The dialogue is mostly commands and updates and Tom Hanks’ character occasionally quoting scripture. It is an excellent war movie about men under pressure but never cracking.
The movie doesn’t waste time on backstory or historical context, either. There is one flashback scene between Hanks and a love interest played by Elizabeth Shue in what amounts to a brief cameo. The point of the scene: Hanks’ character really loves boats.
One of the only subplots in the movie concerns Hanks’ messman Cleveland, a Black man assigned to feed and care for Captain Krause when he’s not helping reload guns on the deck. The army of World War II is still a segregated one and will remain so until 1948. In the few scenes between Krause and Cleveland, you see the racial pecking order within the Navy’s rigid hierarchy, and you feel for Cleveland, who bravely serves his country.
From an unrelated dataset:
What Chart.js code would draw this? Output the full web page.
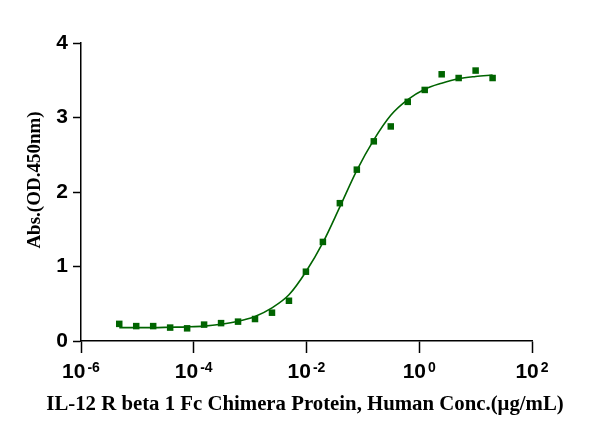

But this history lesson is implied, it is never announced. I think this is meant to be subtlety. Except Greyhound is not a subtle movie.
It’s a straightforward Nazi-killing war movie designed to show off Tom Hanks’ talent for re-creating forgotten men with moral codes. I don’t want to romanticize mid-century American men too much. They were red-meat eating misogynists who sucked down cigarettes like the cancerous anxiety-soothing drugs they are before dropping dead of a heart attack at 50 years old. They did the best they could, which included giving the world nuclear weapons. A few dreamed of a more equal world though.
There are worse worlds than one where men compete to express their values, and then live up to them. Actually, we’re living in one of those worse worlds. I don’t think modern men try for shit. How’s that for virtue signaling?
I think I may be on the wrong side of history though. In 50 years, people will question whether World War II ever really existed. Old movies about strong, silent soldiers who did their duty will become fictions, like knights-errant. Virtue signaling will no longer be an insult between men because virtues will be forgotten, too.